Data excerpt |
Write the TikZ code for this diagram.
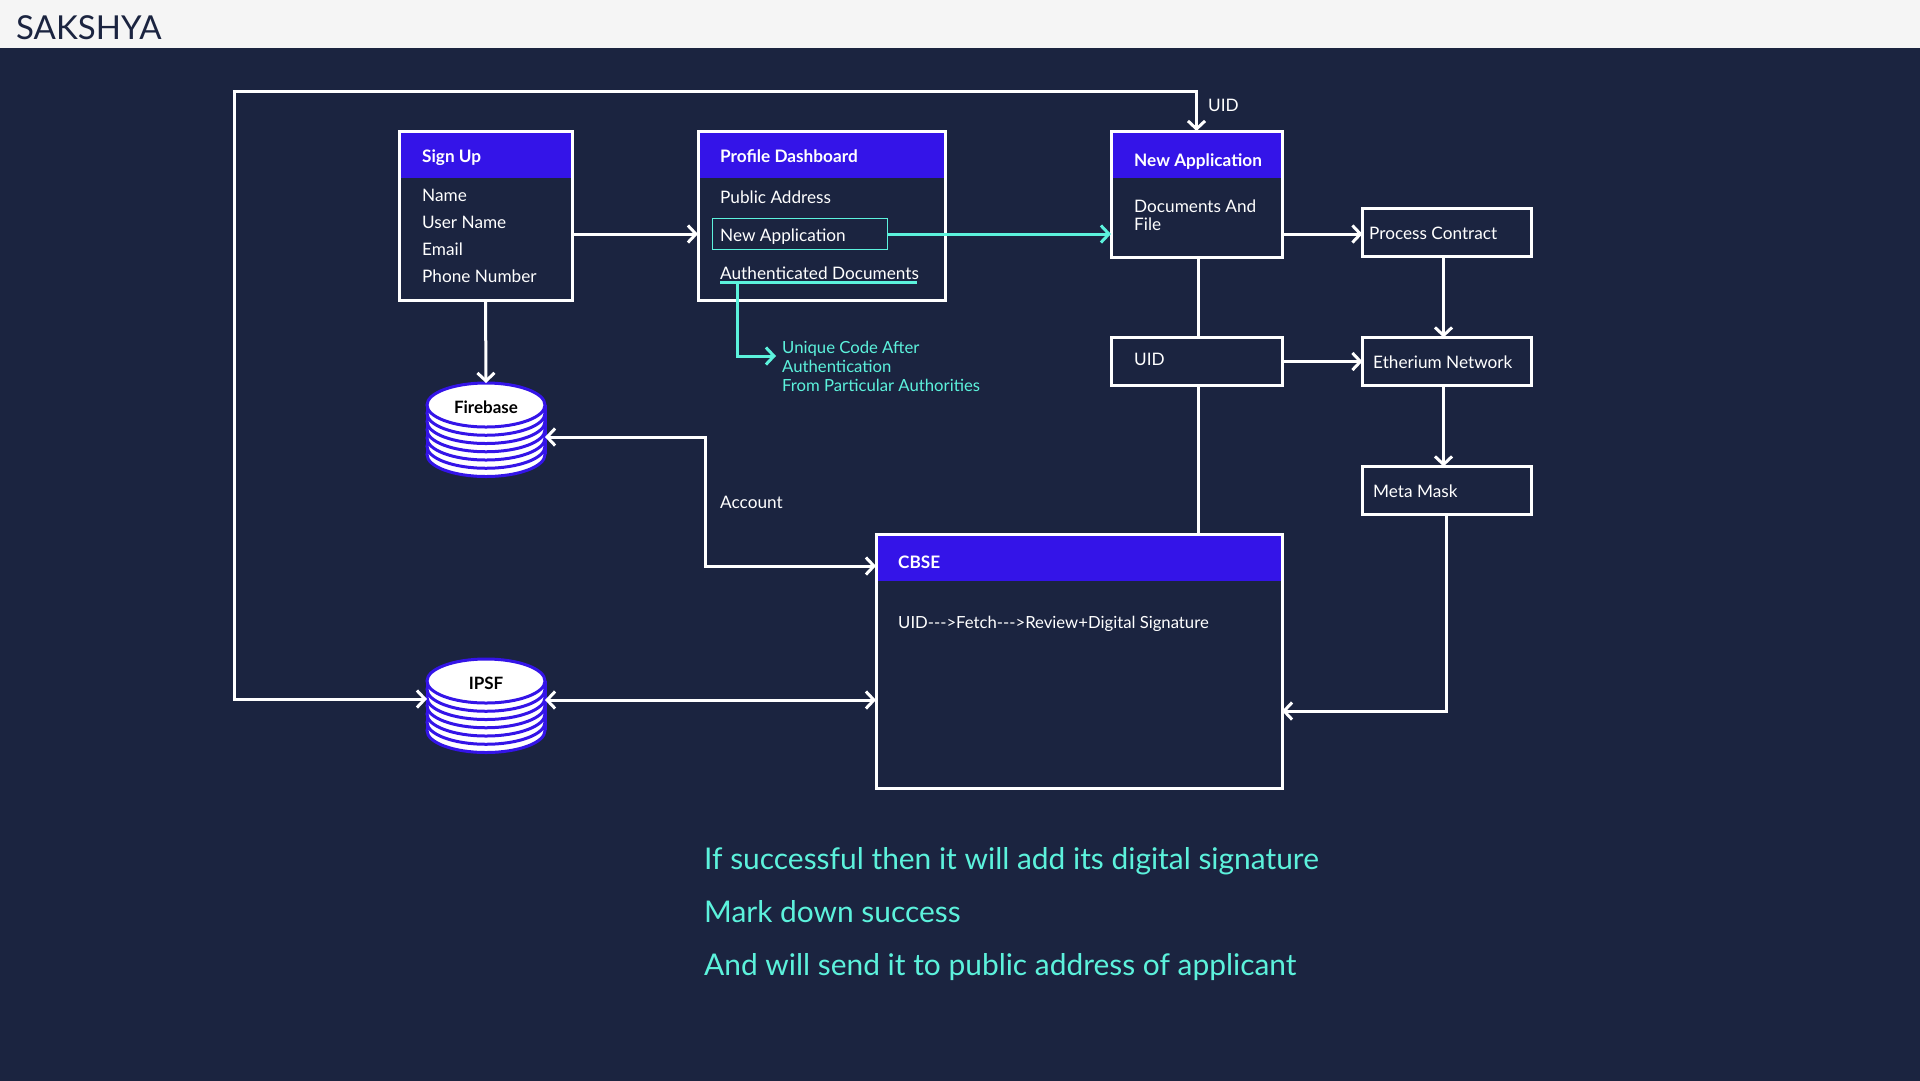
\documentclass[tikz,border=0pt]{standalone}
\usepackage{fontspec}
\setmainfont{Lato}
\usepackage{xcolor}
\usepackage{tikz}
\usetikzlibrary{arrows.meta,positioning,calc}
\definecolor{pagebg}{HTML}{1B2440}
\definecolor{barbg}{HTML}{F5F5F5}
\definecolor{headblue}{HTML}{3414E8}
\definecolor{tealline}{HTML}{5CF2DC}
\tikzset{
  boxnode/.style={draw=white, line width=3pt, outer sep=0pt, inner sep=0pt, fill=pagebg},
  headnode/.style={fill=headblue, outer sep=0pt, inner sep=0pt, minimum height=45pt},
  lbl/.style={text=white, font=\fontsize{17.2}{21}\selectfont, anchor=west, inner sep=0pt, align=left},
  onelbl/.style={lbl, text height=.72em, text depth=.22em, yshift=-4pt},
  headlbl/.style={onelbl, font=\fontsize{17.2}{21}\selectfont\bfseries},
  biglbl/.style={onelbl, text=tealline, font=\fontsize{29.9}{36}\selectfont, yshift=-4.6pt},
  tip/.style={arrows={-Straight Barb[length=8pt,width=17pt,line width=3pt]}},
  wire/.style={draw=white, line width=3pt, tip},
  bothwire/.style={wire, arrows={Straight Barb[length=8pt,width=17pt,line width=3pt]-Straight Barb[length=8pt,width=17pt,line width=3pt]}},
  tealwire/.style={wire, draw=tealline},
  plainwire/.style={draw=white, line width=3pt},
}
% stack of discs with a label on top
\newcommand{\discstack}[4]{
  \draw[headblue, line width=3pt] (#2-59,#3-25) -- (#2-59,#3+24) (#2+59,#3-25) -- (#2+59,#3+24);
  \foreach \k in {6,5,4,3,2,1,0} {
    \draw[headblue, line width=3pt, fill=white] (#2,#3-25+8.25*\k) ellipse [x radius=59pt, y radius=22pt];
  }
  \node[inner sep=0pt, minimum width=118pt, minimum height=94pt, outer sep=0pt] (#1) at (#2,#3) {};
  \node[font=\fontsize{17}{20}\selectfont\bfseries, text=black, inner sep=0pt, text height=.72em, text depth=.22em] (#1lbl) at (#2,#3-19) {#4};
}
\begin{document}
\begin{tikzpicture}[x=1pt, y=-1pt]
\useasboundingbox (0,0) rectangle (1920,1080);
\fill[pagebg] (-2,-2) rectangle (1922,1082);
\fill[barbg] (-2,-2) rectangle (1922,48);
\node[anchor=west, inner sep=0pt, text=pagebg, font=\fontsize{33}{38}\selectfont] (title) at (16,28) {SAKSHYA};

% sign up
\node[boxnode, minimum width=173pt, minimum height=169pt] (signup) at (485.5,215.5) {};
\node[headnode, minimum width=170pt, anchor=north] (signuphead) at (485.5,132.5) {};
\node[headlbl] (signuptxt) at (422,156) {Sign Up};
\node[onelbl] (name) at (422,195) {Name};
\node[onelbl] (uname) at (422,222) {User Name};
\node[onelbl] (email) at (422,249) {Email};
\node[onelbl] (phone) at (422,276) {Phone Number};

% profile dashboard
\node[boxnode, minimum width=247pt, minimum height=169pt] (profile) at (821.5,215.5) {};
\node[headnode, minimum width=244pt, anchor=north] (profilehead) at (821.5,132.5) {};
\node[headlbl] (profiletxt) at (720,156) {Profile Dashboard};
\node[onelbl] (pubaddr) at (720,197) {Public Address};
\node[draw=tealline, line width=1pt, outer sep=0pt, minimum width=175pt, minimum height=31pt] (profnew) at (800,234) {};
\node[onelbl] (profnewtxt) at (720,235) {New Application};
\node[onelbl] (authdocs) at (720,273) {Authenticated Documents};
\coordinate (authl) at (720,282);
\coordinate (authr) at (917,282);
\coordinate (authdrop) at (737,282);
\coordinate (authturn) at (737,356);
\node[lbl, text=tealline, font=\fontsize{16.7}{19}\selectfont] (unique) at (782,366) {Unique Code After\\Authentication\\From Particular Authorities};
\coordinate (uniquetip) at ($(unique.west |- authturn)+(-6,0)$);

% new application
\node[boxnode, minimum width=171pt, minimum height=126pt] (newapp) at (1196.5,194) {};
\node[headnode, minimum width=168pt, anchor=north] (newapphead) at (1196.5,132.5) {};
\node[headlbl] (newapptxt) at (1134,160) {New Application};
\node[lbl, font=\fontsize{17.2}{18.5}\selectfont] (docfile) at (1134,215) {Documents And\\File};

% right column
\node[boxnode, minimum width=169pt, minimum height=48pt] (process) at (1447,232.5) {};
\node[onelbl] (processtxt) at (1369,232.5) {Process Contract};
\node[boxnode, minimum width=171pt, minimum height=48pt] (uidbox) at (1197,361.5) {};
\node[onelbl] (uidtxt) at (1134,359) {UID};
\node[boxnode, minimum width=169pt, minimum height=48pt] (etherium) at (1447,361.5) {};
\node[onelbl] (etheriumtxt) at (1373,361.5) {Etherium Network};
\node[boxnode, minimum width=169pt, minimum height=48pt] (metamask) at (1447,490.5) {};
\node[onelbl] (metamasktxt) at (1373,490.5) {Meta Mask};

% cbse
\node[boxnode, minimum width=406pt, minimum height=254pt] (cbse) at (1079,661) {};
\node[headnode, minimum width=403pt, anchor=north] (cbsehead) at (1079,535.5) {};
\node[headlbl] (cbsetxt) at (898,562) {CBSE};
\node[onelbl, font=\fontsize{16.7}{21}\selectfont] (cbsebody) at (898,622) {UID-{}-{}->Fetch-{}-{}->Review+Digital Signature};

% databases
\discstack{firebase}{486}{430}{Firebase}
\discstack{ipsf}{486}{706}{IPSF}

% free labels
\node[onelbl] (uidtop) at (1208,105) {UID};
\node[onelbl] (account) at (720,502) {Account};
\node[biglbl] (msgone) at (704,858) {If successful then it will add its digital signature};
\node[biglbl] (msgtwo) at (704,911) {Mark down success};
\node[biglbl] (msgthree) at (704,964) {And will send it to public address of applicant};

% connectors
\coordinate (topleft) at (234,91);
\coordinate (botleft) at (234,699);
\coordinate (acctop) at (705,437);
\coordinate (actbot) at (705,566);
\coordinate (ipsfrow) at (700,700);
\coordinate (metarow) at (1446,711);
\draw[wire] (signup.east |- profnew.center) -- (profile.west |- profnew.center);
\draw[wire] (signup.south) -- (firebase.north);
\draw[tealwire] (profnew.east) -- (newapp.west |- profnew.center);
\draw[draw=tealline, line width=3pt] (authl) -- (authr);
\draw[tealwire] (authdrop) -- (authturn) -- (uniquetip);
\draw[bothwire] (newapp.north) -- (newapp.north |- topleft) -- (topleft) -- (botleft) -- (ipsf.west |- botleft);
\draw[wire] (newapp.east |- 0,234) -- (process.west |- 0,234);
\draw[plainwire] ($(newapp.south)+(1.5,0)$) -- ($(uidbox.north)+(1,0)$);
\draw[plainwire] ($(uidbox.south)+(1,0)$) -- ($(cbse.north -| uidbox.south)+(1,0)$);
\draw[wire] (uidbox.east) -- (etherium.west);
\draw[wire] ($(process.south)+(-3.5,0)$) -- ($(etherium.north)+(-3.5,0)$);
\draw[wire] ($(etherium.south)+(-3.5,0)$) -- ($(metamask.north)+(-3.5,0)$);
\draw[wire] (metamask.south -| metarow) -- (metarow) -- (cbse.east |- metarow);
\draw[bothwire] (firebase.east |- acctop) -- (acctop) -- (actbot) -- (cbse.west |- actbot);
\draw[bothwire] (ipsf.east |- ipsfrow) -- (cbse.west |- ipsfrow);
\end{tikzpicture}
\end{document}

Instruction | Copy out each line exactly, without the pictures.

The response |
Write the TikZ code for this diagram.
\documentclass[tikz,border=0pt]{standalone}
\usepackage{fontspec}
\setmainfont{Lato}
\usepackage{xcolor}
\usepackage{tikz}
\usetikzlibrary{arrows.meta,positioning,calc}
\definecolor{pagebg}{HTML}{1B2440}
\definecolor{barbg}{HTML}{F5F5F5}
\definecolor{headblue}{HTML}{3414E8}
\definecolor{tealline}{HTML}{5CF2DC}
\tikzset{
  boxnode/.style={draw=white, line width=3pt, outer sep=0pt, inner sep=0pt, fill=pagebg},
  headnode/.style={fill=headblue, outer sep=0pt, inner sep=0pt, minimum height=45pt},
  lbl/.style={text=white, font=\fontsize{17.2}{21}\selectfont, anchor=west, inner sep=0pt, align=left},
  onelbl/.style={lbl, text height=.72em, text depth=.22em, yshift=-4pt},
  headlbl/.style={onelbl, font=\fontsize{17.2}{21}\selectfont\bfseries},
  biglbl/.style={onelbl, text=tealline, font=\fontsize{29.9}{36}\selectfont, yshift=-4.6pt},
  tip/.style={arrows={-Straight Barb[length=8pt,width=17pt,line width=3pt]}},
  wire/.style={draw=white, line width=3pt, tip},
  bothwire/.style={wire, arrows={Straight Barb[length=8pt,width=17pt,line width=3pt]-Straight Barb[length=8pt,width=17pt,line width=3pt]}},
  tealwire/.style={wire, draw=tealline},
  plainwire/.style={draw=white, line width=3pt},
}
% stack of discs with a label on top
\newcommand{\discstack}[4]{
  \draw[headblue, line width=3pt] (#2-59,#3-25) -- (#2-59,#3+24) (#2+59,#3-25) -- (#2+59,#3+24);
  \foreach \k in {6,5,4,3,2,1,0} {
    \draw[headblue, line width=3pt, fill=white] (#2,#3-25+8.25*\k) ellipse [x radius=59pt, y radius=22pt];
  }
  \node[inner sep=0pt, minimum width=118pt, minimum height=94pt, outer sep=0pt] (#1) at (#2,#3) {};
  \node[font=\fontsize{17}{20}\selectfont\bfseries, text=black, inner sep=0pt, text height=.72em, text depth=.22em] (#1lbl) at (#2,#3-19) {#4};
}
\begin{document}
\begin{tikzpicture}[x=1pt, y=-1pt]
\useasboundingbox (0,0) rectangle (1920,1080);
\fill[pagebg] (-2,-2) rectangle (1922,1082);
\fill[barbg] (-2,-2) rectangle (1922,48);
\node[anchor=west, inner sep=0pt, text=pagebg, font=\fontsize{33}{38}\selectfont] (title) at (16,28) {SAKSHYA};

% sign up
\node[boxnode, minimum width=173pt, minimum height=169pt] (signup) at (485.5,215.5) {};
\node[headnode, minimum width=170pt, anchor=north] (signuphead) at (485.5,132.5) {};
\node[headlbl] (signuptxt) at (422,156) {Sign Up};
\node[onelbl] (name) at (422,195) {Name};
\node[onelbl] (uname) at (422,222) {User Name};
\node[onelbl] (email) at (422,249) {Email};
\node[onelbl] (phone) at (422,276) {Phone Number};

% profile dashboard
\node[boxnode, minimum width=247pt, minimum height=169pt] (profile) at (821.5,215.5) {};
\node[headnode, minimum width=244pt, anchor=north] (profilehead) at (821.5,132.5) {};
\node[headlbl] (profiletxt) at (720,156) {Profile Dashboard};
\node[onelbl] (pubaddr) at (720,197) {Public Address};
\node[draw=tealline, line width=1pt, outer sep=0pt, minimum width=175pt, minimum height=31pt] (profnew) at (800,234) {};
\node[onelbl] (profnewtxt) at (720,235) {New Application};
\node[onelbl] (authdocs) at (720,273) {Authenticated Documents};
\coordinate (authl) at (720,282);
\coordinate (authr) at (917,282);
\coordinate (authdrop) at (737,282);
\coordinate (authturn) at (737,356);
\node[lbl, text=tealline, font=\fontsize{16.7}{19}\selectfont] (unique) at (782,366) {Unique Code After\\Authentication\\From Particular Authorities};
\coordinate (uniquetip) at ($(unique.west |- authturn)+(-6,0)$);

% new application
\node[boxnode, minimum width=171pt, minimum height=126pt] (newapp) at (1196.5,194) {};
\node[headnode, minimum width=168pt, anchor=north] (newapphead) at (1196.5,132.5) {};
\node[headlbl] (newapptxt) at (1134,160) {New Application};
\node[lbl, font=\fontsize{17.2}{18.5}\selectfont] (docfile) at (1134,215) {Documents And\\File};

% right column
\node[boxnode, minimum width=169pt, minimum height=48pt] (process) at (1447,232.5) {};
\node[onelbl] (processtxt) at (1369,232.5) {Process Contract};
\node[boxnode, minimum width=171pt, minimum height=48pt] (uidbox) at (1197,361.5) {};
\node[onelbl] (uidtxt) at (1134,359) {UID};
\node[boxnode, minimum width=169pt, minimum height=48pt] (etherium) at (1447,361.5) {};
\node[onelbl] (etheriumtxt) at (1373,361.5) {Etherium Network};
\node[boxnode, minimum width=169pt, minimum height=48pt] (metamask) at (1447,490.5) {};
\node[onelbl] (metamasktxt) at (1373,490.5) {Meta Mask};

% cbse
\node[boxnode, minimum width=406pt, minimum height=254pt] (cbse) at (1079,661) {};
\node[headnode, minimum width=403pt, anchor=north] (cbsehead) at (1079,535.5) {};
\node[headlbl] (cbsetxt) at (898,562) {CBSE};
\node[onelbl, font=\fontsize{16.7}{21}\selectfont] (cbsebody) at (898,622) {UID-{}-{}->Fetch-{}-{}->Review+Digital Signature};

% databases
\discstack{firebase}{486}{430}{Firebase}
\discstack{ipsf}{486}{706}{IPSF}

% free labels
\node[onelbl] (uidtop) at (1208,105) {UID};
\node[onelbl] (account) at (720,502) {Account};
\node[biglbl] (msgone) at (704,858) {If successful then it will add its digital signature};
\node[biglbl] (msgtwo) at (704,911) {Mark down success};
\node[biglbl] (msgthree) at (704,964) {And will send it to public address of applicant};

% connectors
\coordinate (topleft) at (234,91);
\coordinate (botleft) at (234,699);
\coordinate (acctop) at (705,437);
\coordinate (actbot) at (705,566);
\coordinate (ipsfrow) at (700,700);
\coordinate (metarow) at (1446,711);
\draw[wire] (signup.east |- profnew.center) -- (profile.west |- profnew.center);
\draw[wire] (signup.south) -- (firebase.north);
\draw[tealwire] (profnew.east) -- (newapp.west |- profnew.center);
\draw[draw=tealline, line width=3pt] (authl) -- (authr);
\draw[tealwire] (authdrop) -- (authturn) -- (uniquetip);
\draw[bothwire] (newapp.north) -- (newapp.north |- topleft) -- (topleft) -- (botleft) -- (ipsf.west |- botleft);
\draw[wire] (newapp.east |- 0,234) -- (process.west |- 0,234);
\draw[plainwire] ($(newapp.south)+(1.5,0)$) -- ($(uidbox.north)+(1,0)$);
\draw[plainwire] ($(uidbox.south)+(1,0)$) -- ($(cbse.north -| uidbox.south)+(1,0)$);
\draw[wire] (uidbox.east) -- (etherium.west);
\draw[wire] ($(process.south)+(-3.5,0)$) -- ($(etherium.north)+(-3.5,0)$);
\draw[wire] ($(etherium.south)+(-3.5,0)$) -- ($(metamask.north)+(-3.5,0)$);
\draw[wire] (metamask.south -| metarow) -- (metarow) -- (cbse.east |- metarow);
\draw[bothwire] (firebase.east |- acctop) -- (acctop) -- (actbot) -- (cbse.west |- actbot);
\draw[bothwire] (ipsf.east |- ipsfrow) -- (cbse.west |- ipsfrow);
\end{tikzpicture}
\end{document}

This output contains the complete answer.